Another thing to try would be

  1. copy in GIMP
  2. verify in KDE’s clipboard history that you have the content in there
  3. close GIMP
  4. verify the content is still in the history
  5. Paste in Firefox

I.e. making the KDE clipboard the source instead of GIMP.

Absolutely!
I would even consider testing this with a different user account so your session never gets switched from Wayland to X11

1 Like

Copying from KDE’s Clipboard History after the GIMP was closed and pasting into Firefox doesn’t result in a system freeze, the image appears in Firefox as expected.

Very interesting.

We might be looking at a case in which a certain transfer format triggered the issue.

During clipboard or drag&drop operations the source will offer its content in any number of formats and the target picks one and then gets the data in that format.

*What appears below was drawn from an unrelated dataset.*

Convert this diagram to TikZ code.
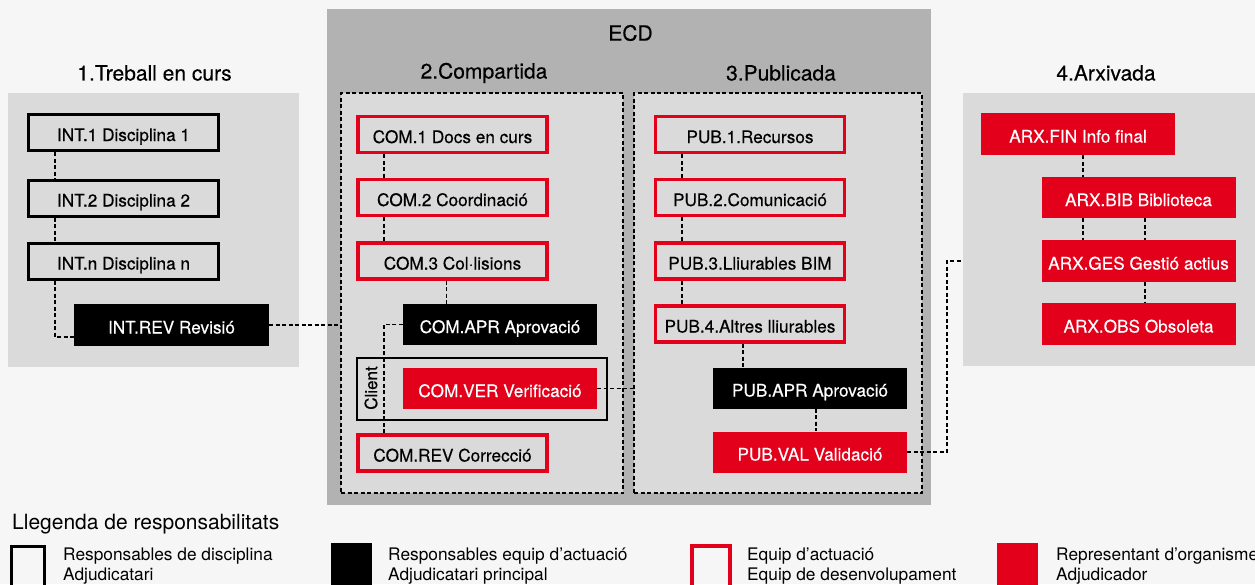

So it could be that KDE’s clipboard manager picked something like “PNG” when it received the data from GIMP but Firefox would have picked some other choice when GIMP was still the “owner” of the clipboard.

Not sure if there are any tools or logs which would give us information on such details. Might need someone with a GIMP or Firefox built from source to look into.

I had a chance to test it on Xorg session, no problem there, pasting is immediate.

Testing the same system on a different hardware (Ultra 9 185H, 32GB memory, Intel iGPU), on Wayland session, results in a DE freeze for couple of seconds, but it recovers and the image gets pasted, unlike on the hardware from the first post, where the system never recovers.

1 Like

I am wondering if we are seeing a sort of “compatibility bug”.

What if both GIMP and Firefox are running as X11 applications in your Wayland session and the communication is something like GIMP → XWayland → KWin_wayland → XWayland → Firefox?

Unfortunately I don’t really know how we could check for that.

I guess at this point it could be worthwhile to file a bug report with either of the two applications.